The pathway along the Raritan River is popular with children riding their bikes but it's clearly marked that there is no swimming allowed.
Now two devastated families are trying to figure out how their sons drowned there and there is one woman who may hold some of the clues.
"I was the last person they talked to and I didn't think anything would happen," said Jennifer Smakolski, a New Brunswick resident.
Jennifer Smakolski was taking her daughter out for a bike ride along the Raritan River Sunday night when she saw two boys, fully clothed and still wearing their shoes.
They were wading up to their ankles in the mud along the banks of the river.
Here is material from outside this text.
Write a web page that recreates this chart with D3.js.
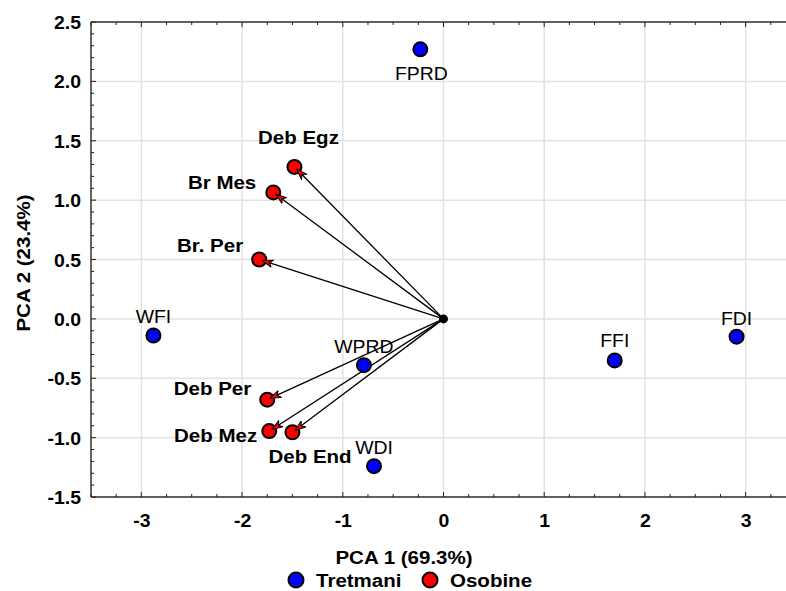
<!DOCTYPE html>
<html>
<head>
<meta charset="utf-8">
<script src="https://cdn.jsdelivr.net/npm/d3@7"></script>
<style>
  html, body { margin: 0; padding: 0; background: #fff; }
  svg { display: block; font-family: "Liberation Sans", Arial, sans-serif; }
</style>
</head>
<body>
<svg id="chart" width="786" height="591"></svg>
<script>
// ---------------- DATA ----------------
const treatmentNames = ["FPRD", "WFI", "FDI", "FFI", "WPRD", "WDI"];
const treatmentPC1   = [-0.23, -2.88, 2.91, 1.70, -0.79, -0.69];
const treatmentPC2   = [2.27, -0.14, -0.15, -0.35, -0.39, -1.24];

const traitNames = ["Deb Egz", "Br Mes", "Br. Per", "Deb Per", "Deb Mez", "Deb End"];
const traitPC1   = [-1.48, -1.69, -1.83, -1.75, -1.73, -1.50];
const traitPC2   = [1.28, 1.065, 0.50, -0.68, -0.945, -0.955];

const xTickValues = [-3, -2, -1, 0, 1, 2, 3];
const xTickLabels = ["-3", "-2", "-1", "0", "1", "2", "3"];
const yTickValues = [2.5, 2.0, 1.5, 1.0, 0.5, 0.0, -0.5, -1.0, -1.5];
const yTickLabels = ["2.5", "2.0", "1.5", "1.0", "0.5", "0.0", "-0.5", "-1.0", "-1.5"];

const xTitle = "PCA 1 (69.3%)";
const yTitle = "PCA 2 (23.4%)";
const legendNames = ["Tretmani", "Osobine"];

// ---------------- LAYOUT / STYLE ----------------
const SX = 1.08; // slight horizontal text stretch seen in the reference
const FS = 19;   // bold text size
const colors = { treat: "#0000ff", trait: "#ff0000", grid: "#e2e2e2", frame: "#333" };
// label placement relative to point (px): [dx, dy, anchor]
const treatLabelPos = {
  "FPRD": [1, 31, "middle"], "WFI": [0, -13, "middle"], "FDI": [0, -12, "middle"],
  "FFI": [0, -13, "middle"], "WPRD": [0, -12, "middle"], "WDI": [0, -12, "middle"]
};
const traitLabelPos = {
  "Deb Egz": [4, -23, "middle"], "Br Mes": [-17, -3, "end"], "Br. Per": [-16, -8, "end"],
  "Deb Per": [-16, -5, "end"], "Deb Mez": [-12, 11, "end"], "Deb End": [-24, 31, "start"]
};

const svg = d3.select("#chart");
const x = d3.scaleLinear().domain([-3.5, 3.5]).range([91, 796]);
const y = d3.scaleLinear().domain([-1.5, 2.5]).range([497, 22]);

function stretchText(sel, px, py, str, size, weight, anchor) {
  return sel.append("text")
    .attr("transform", `translate(${px},${py}) scale(${SX},1)`)
    .attr("text-anchor", anchor)
    .attr("font-size", size)
    .attr("font-weight", weight)
    .attr("fill", "#000")
    .text(str);
}

// grid
const grid = svg.append("g");
xTickValues.forEach(v => grid.append("line")
  .attr("x1", x(v)).attr("x2", x(v)).attr("y1", y(2.5)).attr("y2", y(-1.5))
  .attr("stroke", colors.grid).attr("stroke-width", 1.5));
yTickValues.forEach(v => grid.append("line")
  .attr("x1", x(-3.5)).attr("x2", x(3.5)).attr("y1", y(v)).attr("y2", y(v))
  .attr("stroke", colors.grid).attr("stroke-width", 1.5));

// frame
const frame = svg.append("g").attr("stroke", colors.frame).attr("stroke-width", 1.5);
frame.append("line").attr("x1", x(-3.5)).attr("x2", x(-3.5)).attr("y1", y(2.5)).attr("y2", y(-1.5));
frame.append("line").attr("x1", x(-3.5)).attr("x2", x(3.5)).attr("y1", y(2.5)).attr("y2", y(2.5));
frame.append("line").attr("x1", x(-3.5)).attr("x2", x(3.5)).attr("y1", y(-1.5)).attr("y2", y(-1.5));
frame.append("line").attr("x1", x(3.5)).attr("x2", x(3.5)).attr("y1", y(2.5)).attr("y2", y(-1.5));

// inward ticks
const ticks = svg.append("g").attr("stroke", "#222").attr("stroke-width", 1);
d3.range(-3.5, 3.51, 0.25).forEach(v => {
  const major = Math.abs(v - Math.round(v)) < 1e-6;
  const L = major ? 5 : 3;
  ticks.append("line").attr("x1", x(v)).attr("x2", x(v)).attr("y1", y(-1.5)).attr("y2", y(-1.5) - L);
  ticks.append("line").attr("x1", x(v)).attr("x2", x(v)).attr("y1", y(2.5)).attr("y2", y(2.5) + L);
});
d3.range(-1.5, 2.51, 0.1).forEach(v => {
  const major = Math.abs(v * 2 - Math.round(v * 2)) < 1e-6;
  const L = major ? 5 : 3;
  ticks.append("line").attr("x1", x(-3.5)).attr("x2", x(-3.5) + L).attr("y1", y(v)).attr("y2", y(v));
});

// axes tick labels via d3 axes
const xAxis = svg.append("g").attr("transform", `translate(0,${y(-1.5)})`)
  .call(d3.axisBottom(x).tickValues(xTickValues).tickSize(0).tickPadding(0)
    .tickFormat((d, i) => xTickLabels[i]));
xAxis.select(".domain").remove();
xAxis.selectAll("text").attr("y", 30).attr("dy", 0)
  .attr("font-size", 18).attr("font-weight", "bold").attr("fill", "#000")
  .attr("font-family", "Liberation Sans, Arial, sans-serif")
  .attr("transform", `scale(${SX},1)`);

const yAxis = svg.append("g").attr("transform", `translate(${x(-3.5)},0)`)
  .call(d3.axisLeft(y).tickValues(yTickValues).tickSize(0).tickPadding(0)
    .tickFormat((d, i) => yTickLabels[i]));
yAxis.select(".domain").remove();
yAxis.selectAll("text").attr("x", -10 / SX).attr("dy", 6.5)
  .attr("font-size", 18).attr("font-weight", "bold").attr("fill", "#000")
  .attr("font-family", "Liberation Sans, Arial, sans-serif")
  .attr("transform", `scale(${SX},1)`);

// axis titles
stretchText(svg, 404, 564, xTitle, FS, "bold", "middle");
svg.append("text")
  .attr("transform", `translate(30,263) rotate(-90) scale(${SX},1)`)
  .attr("text-anchor", "middle").attr("font-size", FS).attr("font-weight", "bold")
  .text(yTitle);

// arrow marker
const defs = svg.append("defs");
defs.append("marker").attr("id", "arr")
  .attr("viewBox", "0 -4 10 8").attr("refX", 10).attr("refY", 0)
  .attr("markerUnits", "userSpaceOnUse")
  .attr("markerWidth", 11).attr("markerHeight", 9).attr("orient", "auto")
  .append("path").attr("d", "M0,-3.5L10,0L0,3.5L3,0Z")
  .attr("fill", colors.trait).attr("stroke", "#000").attr("stroke-width", 0.9);

const R = 7;
const plot = svg.append("g");

// trait points
traitNames.forEach((n, i) => {
  plot.append("circle").attr("cx", x(traitPC1[i])).attr("cy", y(traitPC2[i])).attr("r", R)
    .attr("fill", colors.trait).attr("stroke", "#000").attr("stroke-width", 2);
});

// arrows
const ox = x(0), oy = y(0);
traitNames.forEach((n, i) => {
  const tx = x(traitPC1[i]), ty = y(traitPC2[i]);
  const dx = tx - ox, dy = ty - oy, len = Math.hypot(dx, dy);
  const ex = ox + dx * (len - 3) / len, ey = oy + dy * (len - 3) / len;
  plot.append("line").attr("x1", ox).attr("y1", oy).attr("x2", ex).attr("y2", ey)
    .attr("stroke", "#000").attr("stroke-width", 1.3).attr("marker-end", "url(#arr)");
});

// treatment points
treatmentNames.forEach((n, i) => {
  plot.append("circle").attr("cx", x(treatmentPC1[i])).attr("cy", y(treatmentPC2[i])).attr("r", R)
    .attr("fill", colors.treat).attr("stroke", "#000").attr("stroke-width", 2);
});

// origin
plot.append("circle").attr("cx", ox).attr("cy", oy).attr("r", 4.5).attr("fill", "#000");

// labels
treatmentNames.forEach((n, i) => {
  const p = treatLabelPos[n];
  stretchText(plot, x(treatmentPC1[i]) + p[0], y(treatmentPC2[i]) + p[1], n, 18, "normal", p[2]);
});
traitNames.forEach((n, i) => {
  const p = traitLabelPos[n];
  stretchText(plot, x(traitPC1[i]) + p[0], y(traitPC2[i]) + p[1], n, FS, "bold", p[2]);
});

// legend
const leg = svg.append("g");
const legX = [296, 430];
legendNames.forEach((n, i) => {
  leg.append("circle").attr("cx", legX[i]).attr("cy", 580).attr("r", 7.5)
    .attr("fill", i === 0 ? colors.treat : colors.trait).attr("stroke", "#000").attr("stroke-width", 2);
  stretchText(leg, legX[i] + 20, 587, n, FS, "bold", "start");
});
</script>
</body>
</html>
"I said, 'What are you doing there?' I said, 'Can you swim?' They said, 'Yes', I said, 'Be careful.' I didn't know they were going to go out," Smakolski said.
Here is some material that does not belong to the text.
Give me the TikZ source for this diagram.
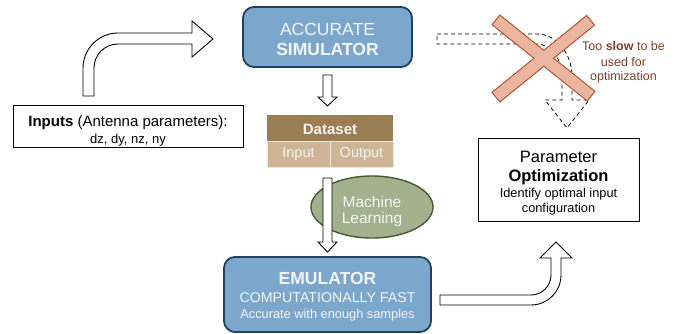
\documentclass[tikz,border=0pt]{standalone}
\usepackage{fontspec}
\setmainfont{Liberation Sans}
\usetikzlibrary{shapes.geometric,calc}
\definecolor{simfill}{HTML}{7BA7CC}
\definecolor{simdraw}{HTML}{22415F}
\definecolor{dshead}{HTML}{9B7E54}
\definecolor{dscell}{HTML}{CDB494}
\definecolor{dsline}{HTML}{EFE6D8}
\definecolor{mlfill}{HTML}{A3B18F}
\definecolor{mldraw}{HTML}{4A5634}
\definecolor{xfillc}{HTML}{ECB59F}
\definecolor{xdrawc}{HTML}{B35D3A}
\definecolor{slowtext}{HTML}{7E3F2A}
\definecolor{lighttext}{HTML}{F4F4F4}
\tikzset{
  bluebox/.style={draw=simdraw, fill=simfill, line width=1.8pt, rounded corners=11pt, inner sep=0pt},
  plainbox/.style={draw=black, fill=white, line width=1pt, inner sep=0pt},
  dscellbox/.style={fill=dscell, draw=dsline, line width=1pt, inner sep=0pt},
  txt/.style={anchor=base, inner sep=0pt},
  ltxt/.style={txt, text=lighttext},
  blockarrow/.style={draw=black, fill=white, line width=0.9pt, line join=miter},
  dasharrow/.style={draw=black, line width=0.8pt, dash pattern=on 4pt off 3pt},
  xborder/.style={draw=xdrawc, line width=13.5pt, line cap=butt},
  xinner/.style={draw=xfillc, line width=11pt, line cap=butt, shorten <=1.3pt, shorten >=1.3pt},
}
\newcommand{\fs}[1]{\fontsize{#1pt}{1.2\dimexpr#1pt\relax}\selectfont}
\begin{document}
\begin{tikzpicture}[x=1pt,y=-1pt]
\useasboundingbox (0,0) rectangle (678,333);

% boxes
\node[bluebox, minimum width=169pt, minimum height=60pt] (sim) at (327.5,37) {};
\node[ltxt] (simL1) at (327.5,35) {\fs{17.5}ACCURATE};
\node[ltxt] (simL2) at (327.5,55.5) {\fs{17.5}\textbf{SIMULATOR}};

\node[plainbox, minimum width=230pt, minimum height=42pt] (inp) at (128,126) {};
\node[txt] (inpL1) at (128,126) {\fs{15}\textbf{Inputs} (Antenna parameters):};
\node[txt] (inpL2) at (128,143.3) {\fs{13}dz, dy, nz, ny};

\node[bluebox, minimum width=207pt, minimum height=75pt] (emu) at (327.5,294.5) {};
\node[ltxt] (emuL1) at (327.5,284.7) {\fs{17.5}\textbf{EMULATOR}};
\node[ltxt] (emuL2) at (327.5,302) {\fs{14.2}COMPUTATIONALLY FAST};
\node[ltxt] (emuL3) at (327.5,318) {\fs{12.8}Accurate with enough samples};

\node[plainbox, minimum width=161pt, minimum height=83pt] (opt) at (558.5,179.5) {};
\node[txt] (optL1) at (558.5,162.7) {\fs{16.5}Parameter};
\node[txt] (optL2) at (558.5,181.7) {\fs{16.5}\textbf{Optimization}};
\node[txt] (optL3) at (558.5,197) {\fs{12.8}Identify optimal input};
\node[txt] (optL4) at (558.5,212.7) {\fs{12.8}configuration};

% dataset
\node[fill=dshead, minimum width=126pt, minimum height=26pt, inner sep=0pt] (dsh) at (330,128) {};
\node[ltxt] (dshL) at (330,134.3) {\fs{15}\textbf{Dataset}};
\node[dscellbox, minimum width=63pt, minimum height=26pt] (dsin) at (298.5,154) {};
\node[dscellbox, minimum width=63pt, minimum height=26pt] (dsout) at (361.5,154) {};
\node[ltxt] (dsinL) at (298.5,157.3) {\fs{14.5}Input};
\node[ltxt] (dsoutL) at (361.5,157.3) {\fs{14.5}Output};

% machine learning ellipse
\node[ellipse, draw=mldraw, fill=mlfill, line width=1.4pt, minimum width=122pt, minimum height=62pt, inner sep=0pt] (ml) at (372,207) {};
\node[ltxt] (mlL1) at (372,207.7) {\fs{15.5}Machine};
\node[ltxt] (mlL2) at (372,223) {\fs{15.5}Learning};

% inputs -> simulator
\coordinate (a1s) at (83,96);
\draw[blockarrow] (a1s) -- (83,68) .. controls (83,48.7) and (98.7,33) .. (118,33)
  -- (192,33) -- (192,21) -- (213,39) -- (192,57) -- (192,44) -- (118,44)
  .. controls (104.7,44) and (94,54.7) .. (94,68) -- (94,96) -- cycle;

% simulator -> dataset
\draw[blockarrow] (323,75) -- (332,75) -- (332,97) -- (337,97) -- (327.5,106) -- (318,97) -- (323,97) -- cycle;

% dataset -> emulator
\draw[blockarrow] (323,178) -- (332,178) -- (332,242) -- (337,242) -- (327.5,252) -- (318,242) -- (323,242) -- cycle;

% emulator -> optimization
\draw[blockarrow] (440,295) -- (531,295) .. controls (542,295) and (551,286) .. (551,275)
  -- (551,258) -- (540,258) -- (556,242) -- (572,258) -- (561,258) -- (561,275)
  .. controls (561,291.6) and (547.6,305) .. (531,305) -- (440,305) -- cycle;

% simulator -> optimization (too slow, dashed)
\draw[dasharrow] (437,34) -- (537,34) .. controls (556.3,34) and (572,53.3) .. (572,77)
  -- (572,100) -- (589,100) -- (567,128) -- (545,100) -- (562,100) -- (562,77)
  .. controls (562,59) and (550.8,44) .. (537,44) -- (437,44) -- cycle;

% cross
\coordinate (xa1) at (495.5,19.5);
\coordinate (xa2) at (591.5,96.5);
\coordinate (xb1) at (591,20);
\coordinate (xb2) at (495.5,97.5);
\draw[xborder] (xa1) -- (xa2) (xb1) -- (xb2);
\draw[xinner] (xa1) -- (xa2);
\draw[xinner] (xb1) -- (xb2);

\node[txt, text=slowtext] (slowL1) at (623.5,50.7) {\fs{12.5}Too \textbf{slow} to be};
\node[txt, text=slowtext] (slowL2) at (623.5,66) {\fs{12.5}used for};
\node[txt, text=slowtext] (slowL3) at (623.5,80.5) {\fs{12.5}optimization};
\end{tikzpicture}
\end{document}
Investigators believe that 10-year-old Francisco Perera and his best friend, 11-year-old Devine Nicholas, did eventually go out and somehow got swept up in the muddy, cold water of the Raritan River.
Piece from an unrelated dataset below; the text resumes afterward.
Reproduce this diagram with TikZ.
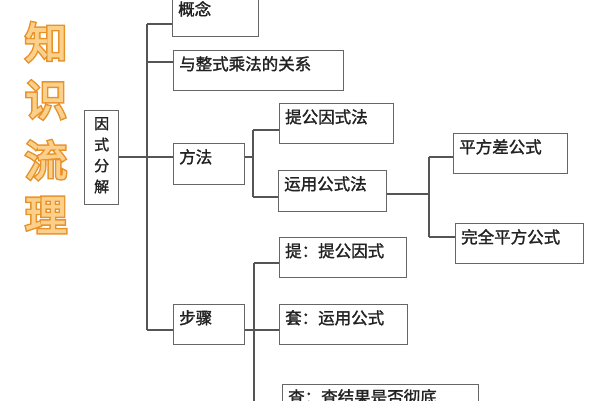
\documentclass[tikz,border=0pt]{standalone}
\usepackage{fontspec}
\newfontfamily\cjk{Noto Sans CJK SC}
\newfontfamily\cjkbold[FakeBold=1.6]{Noto Sans CJK SC}
\newfontfamily\titleouter[FakeBold=9]{Noto Sans CJK SC}
\newfontfamily\titleinner[FakeBold=2]{Noto Sans CJK SC}
\definecolor{linegray}{HTML}{555555}
\definecolor{boxgray}{HTML}{666666}
\definecolor{txt}{HTML}{222222}
\definecolor{orangeout}{HTML}{E8922A}
\definecolor{orangein}{HTML}{FAD08A}
\tikzset{
  box/.style={draw=boxgray, line width=1.4pt, rectangle, inner sep=0pt, anchor=north west},
  lbl/.style={anchor=north west, inner sep=0pt, font=\cjkbold\fontsize{16.5}{16.5}\selectfont, text=txt},
  conn/.style={draw=linegray, line width=1.3pt},
  ttlo/.style={inner sep=0pt, font=\titleouter\fontsize{42}{42}\selectfont, text=orangeout},
  ttli/.style={inner sep=0pt, font=\titleinner\fontsize{42}{42}\selectfont, text=orangein}
}
\newcommand{\mkbox}[7]{%
  \node[box, minimum width=#4pt, minimum height=#5pt] (#1) at (#2,#3) {};
  \node[lbl] (#1t) at ([xshift=6pt,yshift=-#6pt]#1.north west) {#7};
}
\begin{document}
\begin{tikzpicture}[x=1pt,y=-1pt]
\useasboundingbox (0,0) rectangle (600,400);
\fill[white] (0,0) rectangle (600,400);
\begin{scope}
\clip (0,0) rectangle (600,400);
% title
\foreach \c/\yy/\nm in {知/42/ta,识/100/tb,流/160/tc,理/215/td}{
  \node[ttlo] (\nm o) at (46,\yy) {\c};
  \node[ttli] (\nm) at (46,\yy) {\c};
}
% boxes
\node[box, minimum width=34pt, minimum height=94pt] (root) at (84,110) {};
\node[anchor=north, inner sep=0pt, align=center, font=\cjkbold\fontsize{15}{21}\selectfont, text=txt] (roott) at ([yshift=-7pt]root.north) {因\\式\\分\\解};
\mkbox{gn}{172}{-5}{86}{41}{6}{概念}
\mkbox{gx}{173}{50}{170}{40}{6}{与整式乘法的关系}
\mkbox{ff}{173}{143}{71}{41}{6}{方法}
\mkbox{tg}{279}{103}{114}{40}{6}{提公因式法}
\mkbox{yy}{278}{170}{108}{41}{6}{运用公式法}
\mkbox{pf}{453}{133}{114}{40}{6}{平方差公式}
\mkbox{wq}{455}{223}{128}{40}{6}{完全平方公式}
\mkbox{bz}{173}{304}{71}{40}{6}{步骤}
\mkbox{st}{279}{237}{127}{40}{6}{提：提公因式}
\mkbox{sy}{279}{304}{128}{40}{6}{套：运用公式}
\mkbox{sc}{282}{384}{196}{40}{5}{查：查结果是否彻底}
% connector junctions
\coordinate (m1) at (147,24);
\coordinate (m2) at (147,330);
\coordinate (f1) at (253,130);
\coordinate (f2) at (253,197);
\coordinate (y1) at (429,157);
\coordinate (y2) at (429,237);
\coordinate (s1) at (254,263);
\coordinate (s2) at (254,402);
% connectors
\draw[conn] (m1) -- (m2);
\draw[conn] (root.east |- 0,157) -- (ff.west |- 0,157);
\draw[conn] (m1) -- (gn.west |- m1);
\draw[conn] (147,62) -- (gx.west |- 0,62);
\draw[conn] (m2) -- (bz.west |- m2);
\draw[conn] (ff.east |- 0,157) -- (253,157);
\draw[conn] (f1) -- (f2);
\draw[conn] (f1) -- (tg.west |- f1);
\draw[conn] (f2) -- (yy.west |- f2);
\draw[conn] (yy.east |- 0,194) -- (429,194);
\draw[conn] (y1) -- (y2);
\draw[conn] (y1) -- (pf.west |- y1);
\draw[conn] (y2) -- (wq.west |- y2);
\draw[conn] (bz.east |- 0,330) -- (sy.west |- 0,330);
\draw[conn] (s1) -- (s2);
\draw[conn] (s1) -- (st.west |- s1);
\end{scope}
\end{tikzpicture}
\end{document}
The fifth graders' bodies were found Monday afternoon, less than 24 hours after their mothers reported them missing.
"I miss my son and I wish he was home, that's all," said Carol Leonard, victim's mother.
Both boys were top students at Lincoln Elementary School in New Brunswick.
Devine's mother said her son loved reading and going to the library and she believes he was smart enough to know his limits.
"My son couldn't swim and I know my son would never have gone in the water because he couldn't swim," Leonard said.
The two friends told their moms they were going to the park, and never came home.
Police say the boys' drownings were likely accidental, but Devine's family is skeptical.
"I think there was some foul play because my stepson knew he couldn't swim," said Frank Wright, Devine's stepfather.
The Medical Examiner's Office has ruled that both boys cause of death is accidental drowning. There is nothing to suggest that foul play is involved.